In effect, VeriFact functions as a “spellchecker for clinical facts”. It does not rewrite the note but verifies whether statements are grounded in documented patient data.
This transforms unstructured narrative into a structured record of AI behaviour – something that can be reviewed, audited and learned from.
Performance compared with human review
VeriFact achieved 93.2% agreement with clinician consensus when verifying factual alignment with the EHR, exceeding the agreement achieved by individual clinicians performing the same task.
Other findings from the study reinforce key points:
- Clinicians collectively spent over 1,600 hours annotating just over 13,000 statements, illustrating the effort required for manual verification.
- Agreement was highest for clearly supported statements and lowest for ambiguous or negative ones.
- Larger models performed better than smaller models.
- Models with explicit reasoning capability performed better still.
These findings suggest that accurate fact verification in medicine depends on both scale and reasoning, something humans struggle to sustain continuously but machines can apply consistently.

Trust Me (1860–62), by John Everett Millais, an early example of the “problem picture” – artworks with deliberately ambiguous scenes that invite multiple interpretations, echoing the interpretive challenge of validating complex clinical narratives. Source: Wikipedia (Creative Commons)
Implications for clinical workflow
The goal of automated verification is to change how human expertise is used.
Instead of manually checking every statement, clinicians can:
- Focus on flagged inconsistencies.
- Review contested or ambiguous facts.
- Apply judgement where nuance, ethics or context matter.
- Spend more time on synthesis and decision-making.
Understanding the limits of automation
Automated verification is not a panacea, however.
VeriFact verifies only what is stated. It does not detect errors of omission, such as missing diagnoses or incomplete summaries.
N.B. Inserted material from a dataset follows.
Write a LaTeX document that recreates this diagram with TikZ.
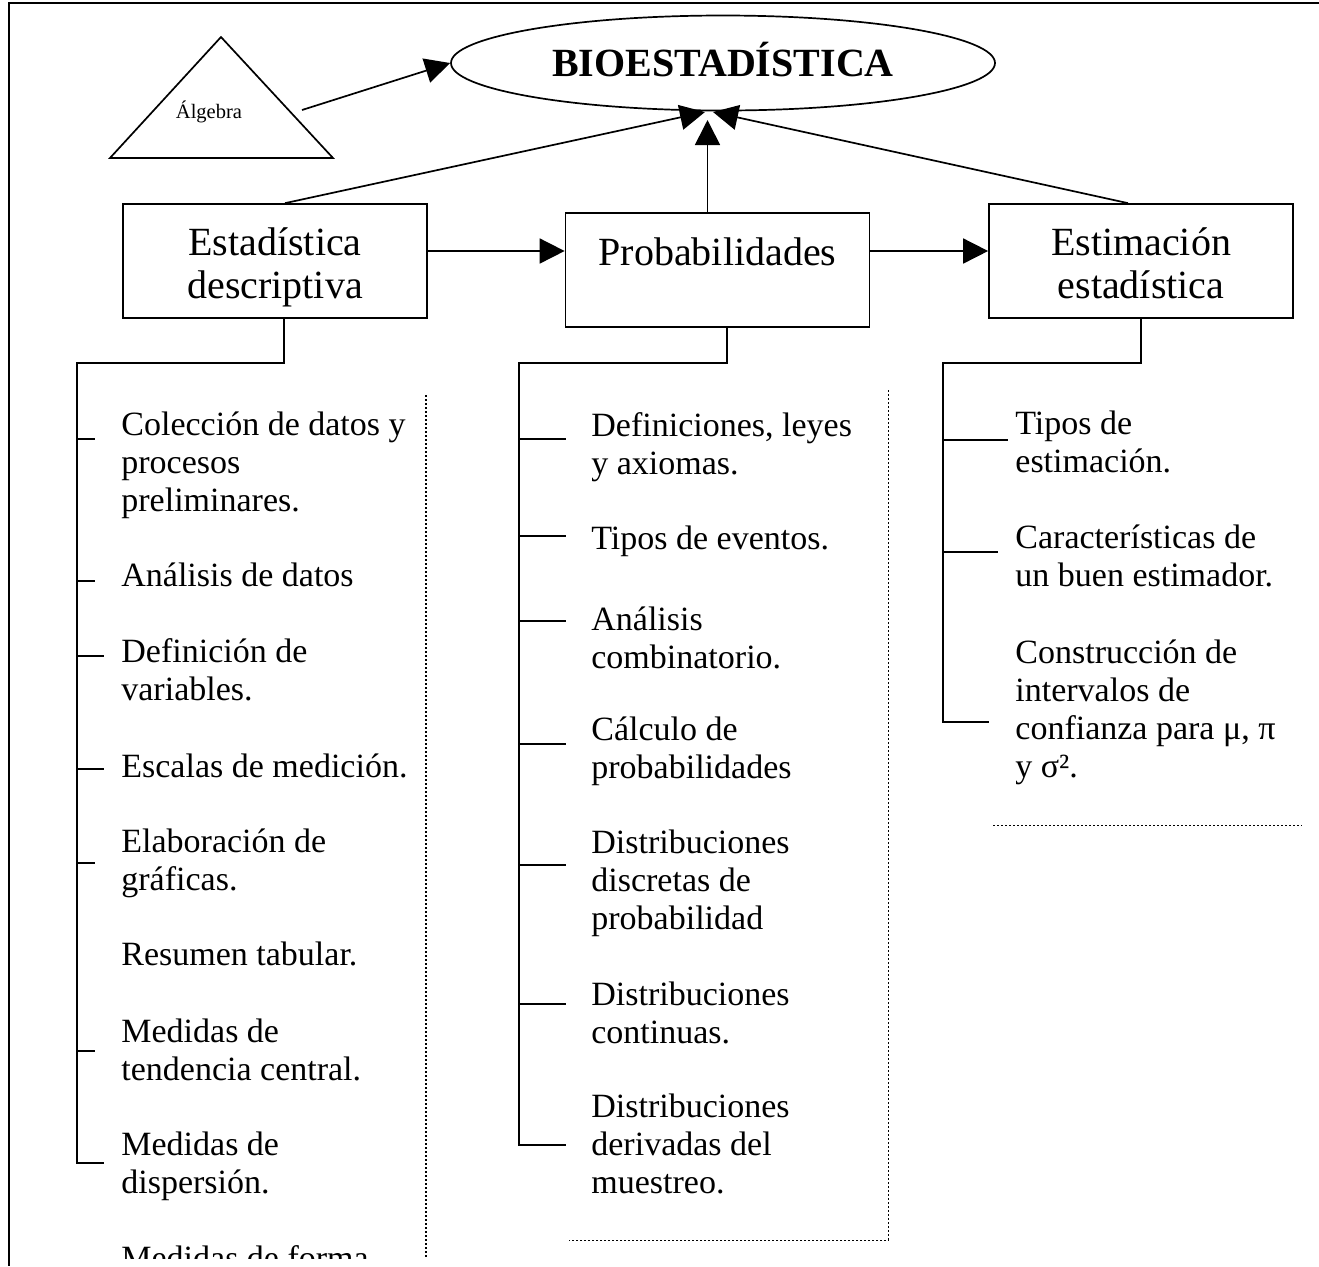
\documentclass[tikz,border=0pt]{standalone}
\usepackage{fontspec}
\setmainfont{Liberation Serif}
\usetikzlibrary{arrows.meta,shapes.geometric,calc}
\newcommand\blk[1]{\begin{tabular}[t]{@{}l@{}}#1\end{tabular}}
\newcommand\cblk[1]{\begin{tabular}[t]{@{}c@{}}#1\end{tabular}}
\begin{document}
\begin{tikzpicture}[x=0.5pt,y=-0.5pt,
  ln/.style={line width=0.85pt},
  arr/.style={line width=0.85pt,-{Triangle[length=12.5pt,width=12.5pt]}},
  boxnode/.style={draw,line width=0.85pt,rectangle,minimum width=152pt,minimum height=57pt,inner sep=0pt,font=\fontsize{20}{21.5}\selectfont,text height=10pt,text depth=16pt},
  item/.style={anchor=base west,inner sep=0pt,font=\fontsize{17}{19}\selectfont},
  dotl/.style={line width=0.9pt,dash pattern=on 0.9pt off 1.1pt},
  dotm/.style={line width=0.45pt,dash pattern=on 1pt off 1pt}]
\useasboundingbox (0,0) rectangle (1319,1266);
% frame
\draw[ln] (1319,3) -- (9,3) -- (9,1266);

% title ellipse
\node[draw,ellipse,line width=0.85pt,minimum width=272pt,minimum height=47.5pt,inner sep=0pt,
      font=\bfseries\fontsize{20}{22}\selectfont,text height=13.2pt,text depth=0pt] (bio) at (723,63) {BIOESTADÍSTICA};

% triangle
\draw[ln] (221,37) -- (333,158) -- (110,158) -- cycle;
\node[anchor=base,inner sep=0pt,font=\fontsize{10.25}{12}\selectfont] (alg) at (209,118) {Álgebra};
\coordinate (algout) at (302,110);
\draw[arr] (algout) -- (bio.west);

% main boxes
\node[boxnode] (b1) at (275,261) {\cblk{Estadística\\descriptiva}};
\node[boxnode,text depth=15pt] (b2) at (717.5,270) {\cblk{Probabilidades}};
\node[boxnode] (b3) at (1141,261) {\cblk{Estimación\\estadística}};

% arrows to title
\coordinate (tipl) at (705,112);
\coordinate (tipc) at (707.5,120);
\coordinate (tipr) at (713,112);
\draw[arr] ([xshift=5pt]b1.north) -- (tipl);
\draw[arr] (b2.north -| tipc) -- (tipc);
\draw[arr] ([xshift=-6.5pt]b3.north) -- (tipr);

% arrows between boxes
\coordinate (a12) at ([yshift=5pt]b1.east);
\draw[arr] (a12) -- (a12 -| b2.west);
\draw[arr] (a12 -| b2.east) -- (a12 -| b3.west);

% tree lines
\draw[ln] ([xshift=4.5pt]b1.south) |- (77,363) -- (77,1163) -- (104,1163);
\draw[ln] ([xshift=4.75pt]b2.south) |- (519,363) -- (519,1145) -- (566,1145);
\draw[ln] (b3.south) |- (943,363) -- (943,722) -- (989,722);

% ticks left
\foreach \y/\x in {439/95,581/95,656/104,769/104,863/95,1051/95}
  \draw[ln] (77,\y) -- (\x,\y);
% ticks middle
\foreach \y in {439,536,621,744,865,1004}
  \draw[ln] (519,\y) -- (566,\y);
% ticks right
\draw[ln] (943,440) -- (1008,440);
\draw[ln] (943,552) -- (998,552);

% dotted guides
\draw[dotl] (426,395) -- (426,1258);
\draw[dotm] (888,390) -- (888,1240) -- (569,1240);
\draw[dotm] (993,825) -- (1302,825);

% left list
\node[item] (l1) at (121,435) {\blk{Colección de datos y\\procesos\\preliminares.}};
\node[item] (l2) at (121,586) {\blk{Análisis de datos}};
\node[item] (l3) at (121,662) {\blk{Definición de\\variables.}};
\node[item] (l4) at (121,777) {\blk{Escalas de medición.}};
\node[item] (l5) at (121,852) {\blk{Elaboración de\\gráficas.}};
\node[item] (l6) at (121,965) {\blk{Resumen tabular.}};
\node[item] (l7) at (121,1042) {\blk{Medidas de\\tendencia central.}};
\node[item] (l8) at (121,1155) {\blk{Medidas de\\dispersión.}};
\begin{scope}
\clip (100,1200) rectangle (425,1258);
\node[item] (l9) at (121,1269) {\blk{Medidas de forma.}};
\end{scope}

% middle list
\node[item] (m1) at (591,436) {\blk{Definiciones, leyes\\y axiomas.}};
\node[item] (m2) at (591,549) {\blk{Tipos de eventos.}};
\node[item] (m3) at (591,630) {\blk{Análisis\\combinatorio.}};
\node[item] (m4) at (591,740) {\blk{Cálculo de\\probabilidades}};
\node[item] (m5) at (591,853) {\blk{Distribuciones\\discretas de\\probabilidad}};
\node[item] (m6) at (591,1005) {\blk{Distribuciones\\continuas.}};
\node[item] (m7) at (591,1117) {\blk{Distribuciones\\derivadas del\\muestreo.}};

% right list
\node[item] (r1) at (1015,434) {\blk{Tipos de\\estimación.}};
\node[item] (r2) at (1015,548) {\blk{Características de\\un buen estimador.}};
\node[item] (r3) at (1015,663) {\blk{Construcción de\\intervalos de\\confianza para μ, π\\y σ².}};
\end{tikzpicture}
\end{document}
It treats the EHR as the source of truth. If the record has copied-and-pasted errors, outdated diagnoses or misattributions, the system will faithfully reinforce them.
This reflects the fact that no verification system can exceed the quality of the data it relies on. Automated fact checking supports accuracy within existing records. It does not replace clinical judgement or the need for good documentation practices.
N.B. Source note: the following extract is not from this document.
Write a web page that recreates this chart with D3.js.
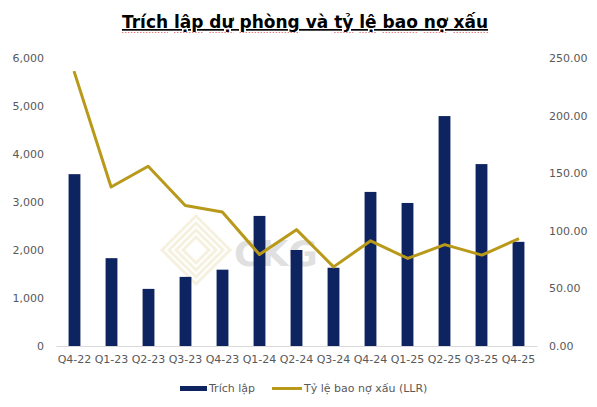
<!DOCTYPE html>
<html><head><meta charset="utf-8">
<script src="https://cdn.jsdelivr.net/npm/d3@7"></script>
<style>body{margin:0;background:#fff}svg{display:block}</style>
</head><body>
<script>
const categories = ["Q4-22","Q1-23","Q2-23","Q3-23","Q4-23","Q1-24","Q2-24","Q3-24","Q4-24","Q1-25","Q2-25","Q3-25","Q4-25"];
const trichLap = [3580,1830,1190,1440,1590,2710,2000,1630,3210,2980,4790,3790,2170];
const llr = [238.6,138,156,122,116.4,79.4,101,68.7,91.3,76,88,78.9,93.3];
const leftTicks = [0,1000,2000,3000,4000,5000,6000];
const rightTicks = [0,50,100,150,200,250];
const title = "Trích lập dự phòng và tỷ lệ bao nợ xấu";
const seriesNames = ["Trích lập","Tỷ lệ bao nợ xấu (LLR)"];

const W=597,H=407;
const navy="#0E2461", gold="#B8991A", grey="#595959";
const font="Tahoma, 'DejaVu Sans', 'Liberation Sans', sans-serif";
const svg=d3.select("body").append("svg").attr("width",W).attr("height",H);

const x=d3.scaleBand().domain(categories).range([56,537]).paddingInner(0.68).paddingOuter(0.34);
const xc=d3.scalePoint().domain(categories).range([74,519]);
const yL=d3.scaleLinear().domain([0,6000]).range([346,58]);
const yR=d3.scaleLinear().domain([0,250]).range([346,58]);

// watermark
const wm=svg.append("g").attr("opacity",0.35);
for(let i=0;i<4;i++){
  const s=34-i*7;
  wm.append("path").attr("d",`M${196-s},${250} L196,${250-s} L${196+s},${250} L196,${250+s} Z`)
    .attr("fill","none").attr("stroke","#E8D9A6").attr("stroke-width",3);
}
wm.append("text").attr("x",234).attr("y",266).text("CKG").attr("font-family","'DejaVu Sans', sans-serif")
  .attr("font-size",36).attr("font-weight","bold").attr("fill","#A9A9A9");

// title
const t=svg.append("text").attr("x",305).attr("y",28).attr("text-anchor","middle")
  .attr("font-family","'DejaVu Sans', sans-serif").attr("font-weight","bold").attr("font-size",17)
  .attr("fill","#000").attr("text-decoration","underline").text(title);
// spell-check style red dotted underline per word
try{
  const node=t.node(); const bb=node.getBBox();
  let idx=0;
  title.split(" ").forEach(w=>{
    const start=node.getSubStringLength(0,idx);
    const len=node.getSubStringLength(idx,w.length);
    if(w!=="và") svg.append("line").attr("x1",bb.x+start).attr("x2",bb.x+start+len)
      .attr("y1",32.5).attr("y2",32.5).attr("stroke","#E06060").attr("stroke-width",1)
      .attr("stroke-dasharray","1.5,1.5").attr("opacity",0.8);
    idx+=w.length+1;
  });
}catch(e){}

// axes
const axL=svg.append("g").attr("transform","translate(44,0)")
  .call(d3.axisLeft(yL).tickValues(leftTicks).tickSize(0).tickFormat(d3.format(",")));
const axR=svg.append("g").attr("transform","translate(549,0)")
  .call(d3.axisRight(yR).tickValues(rightTicks).tickSize(0).tickFormat(d3.format(".2f")));
const axX=svg.append("g").attr("transform","translate(0,346)")
  .call(d3.axisBottom(x).tickSize(0).tickPadding(9));
[axL,axR].forEach(a=>{a.select(".domain").remove();a.selectAll("text").attr("x",0);});
axX.select(".domain").attr("stroke","#D9D9D9");
svg.selectAll(".tick text").attr("font-family",font).attr("font-size",11).attr("fill",grey);

// bars
svg.append("g").selectAll("rect").data(trichLap).join("rect")
  .attr("x",(d,i)=>x(categories[i])).attr("width",x.bandwidth())
  .attr("y",d=>yL(d)).attr("height",d=>yL(0)-yL(d)).attr("fill",navy);

// line
svg.append("path").datum(llr)
  .attr("d",d3.line().x((d,i)=>xc(categories[i])).y(d=>yR(d)))
  .attr("fill","none").attr("stroke",gold).attr("stroke-width",3).attr("stroke-linejoin","round");

// legend
const lg=svg.append("g").attr("font-family",font).attr("font-size",11).attr("fill",grey);
lg.append("rect").attr("x",180).attr("y",386).attr("width",27).attr("height",5).attr("fill",navy);
lg.append("text").attr("x",209).attr("y",392).text(seriesNames[0]);
lg.append("line").attr("x1",272).attr("x2",302).attr("y1",388.5).attr("y2",388.5).attr("stroke",gold).attr("stroke-width",3);
lg.append("text").attr("x",304).attr("y",392).text(seriesNames[1]);
</script>
</body></html>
Matching oversight to clinical risk
Not all AI-generated content carries the same level of risk.
Some domains – medication lists, allergies, diagnoses, procedures, legal documentation – require very high factual accuracy. Small errors can have serious consequences.
Other outputs, such as patient-friendly summaries or administrative correspondence, carry lower risk.
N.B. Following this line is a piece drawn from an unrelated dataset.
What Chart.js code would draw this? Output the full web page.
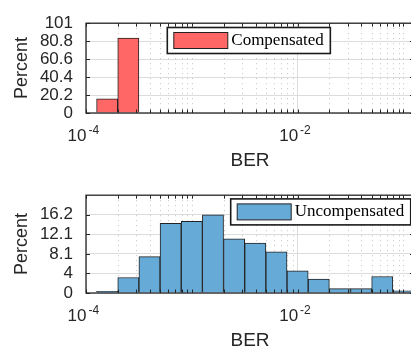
<!DOCTYPE html>
<html>
<head>
<meta charset="utf-8">
<script src="https://cdn.jsdelivr.net/npm/chart.js"></script>
<style>
  html, body { margin: 0; padding: 0; background: #fff; overflow: hidden; width: 411px; height: 351px; }
  canvas { position: absolute; left: 0; }
  #compChart { top: 0; }
  #uncompChart { top: 172px; }
</style>
</head>
<body>
<canvas id="compChart" width="414" height="172"></canvas>
<canvas id="uncompChart" width="414" height="179"></canvas>
<script>
// BER axis: decade exponents that get a label
const berTickExps = [-4, -2];

// Compensated histogram (bin edges as log10(BER), percent per bin)
const compEdgeExps = [-3.9, -3.7, -3.5];
const compPercent = [15.8, 84.2];
const compYTicks = [0, 20.2, 40.4, 60.6, 80.8, 101];
const compYLabels = ["0", "20.2", "40.4", "60.6", "80.8", "101"];
const compYMax = 101;

// Uncompensated histogram
const uncompEdgeExps = [-3.9, -3.7, -3.5, -3.3, -3.1, -2.9, -2.7, -2.5, -2.3, -2.1, -1.9, -1.7, -1.5, -1.3, -1.1, -0.9];
const uncompPercent = [0.33, 3.2, 7.5, 14.4, 14.8, 16.16, 11.2, 10.3, 8.5, 4.6, 2.9, 0.9, 0.9, 3.4, 0.45];
const uncompYTicks = [0, 4.04, 8.08, 12.12, 16.16];
const uncompYLabels = ["0", "4", "8.1", "12.1", "16.2"];
const uncompYMax = 20.2;

const SANS = "'Liberation Sans', Arial, sans-serif";
const SERIF = "'Liberation Serif', 'Times New Roman', serif";
const AX = "#262626";

// positions of the log minor ticks (2..9 x 10^n, plus unlabeled decades)
function minorPixels(x) {
  const out = [];
  for (let e = -4; e <= 0; e++) {
    for (let k = 1; k <= 9; k++) {
      if (k === 1 && berTickExps.includes(e)) continue;
      const v = k * Math.pow(10, e);
      if (v > x.min && v < x.max) out.push(x.getPixelForValue(v));
    }
  }
  return out;
}

// MATLAB-like box, inward ticks, superscript tick labels and legend
const matlabAxes = {
  id: "matlabAxes",
  beforeDatasetsDraw(chart) {
    const { ctx, chartArea: a, scales: { x } } = chart;
    ctx.save();
    ctx.strokeStyle = "rgba(38,38,38,0.28)";
    ctx.lineWidth = 1;
    ctx.setLineDash([1, 4]);
    minorPixels(x).forEach(function (px) {
      const p = Math.round(px) + 0.5;
      ctx.beginPath();
      ctx.moveTo(p, a.top);
      ctx.lineTo(p, a.bottom);
      ctx.stroke();
    });
    ctx.restore();
  },
  afterDatasetsDraw(chart, args, opts) {
    const { ctx, chartArea: a, scales: { x, y } } = chart;
    const tl = 3.5;
    ctx.save();
    ctx.strokeStyle = AX;
    ctx.lineWidth = 1;

    // x ticks, top and bottom
    const majors = berTickExps.map((e) => x.getPixelForValue(Math.pow(10, e)));
    majors.concat(minorPixels(x)).forEach(function (px) {
      const p = Math.round(px) + 0.5;
      ctx.beginPath();
      ctx.moveTo(p, a.bottom);
      ctx.lineTo(p, a.bottom - tl);
      ctx.moveTo(p, a.top);
      ctx.lineTo(p, a.top + tl);
      ctx.stroke();
    });
    // y ticks, left and right
    y.ticks.forEach(function (t) {
      const p = Math.round(y.getPixelForValue(t.value)) + 0.5;
      ctx.beginPath();
      ctx.moveTo(a.left, p);
      ctx.lineTo(a.left + tl + 0.5, p);
      ctx.moveTo(a.right, p);
      ctx.lineTo(a.right - tl - 0.5, p);
      ctx.stroke();
    });
    // box
    ctx.lineWidth = 1.3;
    ctx.strokeRect(a.left, a.top, a.right - a.left, a.bottom - a.top);

    // x tick labels 10^n
    ctx.fillStyle = AX;
    berTickExps.forEach(function (e, i) {
      const px = majors[i];
      ctx.font = "17px " + SANS;
      ctx.textAlign = "right";
      ctx.textBaseline = "alphabetic";
      ctx.fillText("10", px + 0.5, a.bottom + 28);
      ctx.font = "12px " + SANS;
      ctx.textAlign = "left";
      ctx.fillText(String(e), px + 2.5, a.bottom + 20.5);
    });

    // legend
    const ds = chart.data.datasets[0];
    ctx.font = "17px " + SERIF;
    const tw = ctx.measureText(ds.label).width;
    const bx = a.left + opts.left, by = a.top + opts.top;
    const bw = 6.5 + 54 + 3.5 + tw + 6.5, bh = 26;
    ctx.fillStyle = "#fff";
    ctx.fillRect(bx, by, bw, bh);
    ctx.lineWidth = 1.6;
    ctx.strokeStyle = "#1a1a1a";
    ctx.strokeRect(bx, by, bw, bh);
    ctx.fillStyle = ds.backgroundColor;
    ctx.fillRect(bx + 6.5, by + 5, 54, 16);
    ctx.lineWidth = 1;
    ctx.strokeStyle = "#222";
    ctx.strokeRect(bx + 6.5, by + 5, 54, 16);
    ctx.fillStyle = "#000";
    ctx.textAlign = "left";
    ctx.textBaseline = "alphabetic";
    ctx.fillText(ds.label, bx + 6.5 + 54 + 3.5, by + 17.5);
    ctx.restore();
  },
};

function createHistogram(canvasId, label, edgeExps, percent, color, yTicks, yLabels, yMax, pad, legendPos) {
  const ctx = document.getElementById(canvasId).getContext("2d");
  const canvasH = ctx.canvas.height;

  new Chart(ctx, {
    type: "bar",
    data: {
      datasets: [
        {
          label: label,
          // bar centred on the geometric middle of each bin
          data: percent.map((v, i) => ({ x: Math.pow(10, (edgeExps[i] + edgeExps[i + 1]) / 2), y: v })),
          backgroundColor: color,
          borderColor: "#222",
          borderWidth: 1,
          barPercentage: 1,
          categoryPercentage: 1,
        },
      ],
    },
    options: {
      responsive: false,
      animation: false,
      devicePixelRatio: 1,
      layout: { padding: { top: pad.top, left: 0, right: 0, bottom: 0 } },
      plugins: {
        legend: { display: false },
        tooltip: { enabled: false },
        matlabAxes: legendPos,
      },
      scales: {
        x: {
          type: "logarithmic",
          min: 1e-4,
          max: Math.pow(10, -0.9),
          bounds: "data",
          offset: false,
          grid: { offset: false, color: "#dcdcdc", drawTicks: false },
          border: { display: false },
          ticks: { display: false },
          afterBuildTicks: (scale) => {
            scale.ticks = berTickExps.map((e) => ({ value: Math.pow(10, e), major: true }));
          },
          afterFit: (scale) => {
            scale.height = canvasH - pad.bottomArea;
          },
          title: {
            display: true,
            text: "BER",
            color: AX,
            font: { family: SANS, size: 19, lineHeight: 1 },
            padding: { top: 0, bottom: pad.title },
          },
        },
        y: {
          min: 0,
          max: yMax,
          grid: { color: "#dcdcdc", drawTicks: false },
          border: { display: false },
          afterBuildTicks: (scale) => {
            scale.ticks = yTicks.map((v) => ({ value: v }));
          },
          afterFit: (scale) => {
            scale.width = 86;
          },
          ticks: {
            autoSkip: false,
            padding: 13,
            color: AX,
            font: { family: SANS, size: 17 },
            callback: (value, index) => yLabels[index],
          },
          title: {
            display: true,
            text: "Percent",
            color: AX,
            font: { family: SANS, size: 18, lineHeight: 1 },
            padding: { top: 13.5, bottom: 0 },
          },
        },
      },
    },
    plugins: [matlabAxes],
  });
}

createHistogram("compChart", "Compensated", compEdgeExps, compPercent, "rgb(255,102,102)",
  compYTicks, compYLabels, compYMax, { top: 9, bottomArea: 113, title: 2.2 }, { left: 81.3, top: 4.3 });
createHistogram("uncompChart", "Uncompensated", uncompEdgeExps, uncompPercent, "rgb(102,170,215)",
  uncompYTicks, uncompYLabels, uncompYMax, { top: 18, bottomArea: 121, title: 0.8 }, { left: 144.7, top: 3.7 });
</script>
</body>
</html>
Automated verification allows safeguards to be applied proportionately. High-risk content can be verified systematically. Expert attention can be focused where stakes are highest.
Shared responsibility by design
As AI-generated documentation becomes routine, responsibility for safety will have to be shared.
Healthcare organisations are responsible for implementing systems that support safe practice.
Technology vendors are responsible for building tools with safeguards that match clinical risk.
Regulators and accrediting bodies are beginning to expect evidence that AI systems are monitored, measured and improved over time.
Where technical solutions exist to verify factual accuracy, their use becomes part of good system design rather than an optional enhancement.
The way forward
The question is how to design systems that use both humans and machines effectively.
Moving from “human in the loop” to “expert in the loop”, supported by automated verification and observability, is a path forward. It recognises the strengths and limits of both clinicians and AI systems. It designs safety in system structures rather than expectations of human vigilance.
Clinicians retain oversight. They intervene when judgement is required but are no longer asked to do the impossible.
Reference
Chung P, Swaminathan A, et al. Verifying Facts in Patient Care Documents Generated by Large Language Models Using Electronic Health Records. NEJM AI. 2025;3(1):e2500418. doi:10.1056/AIdbp2500418.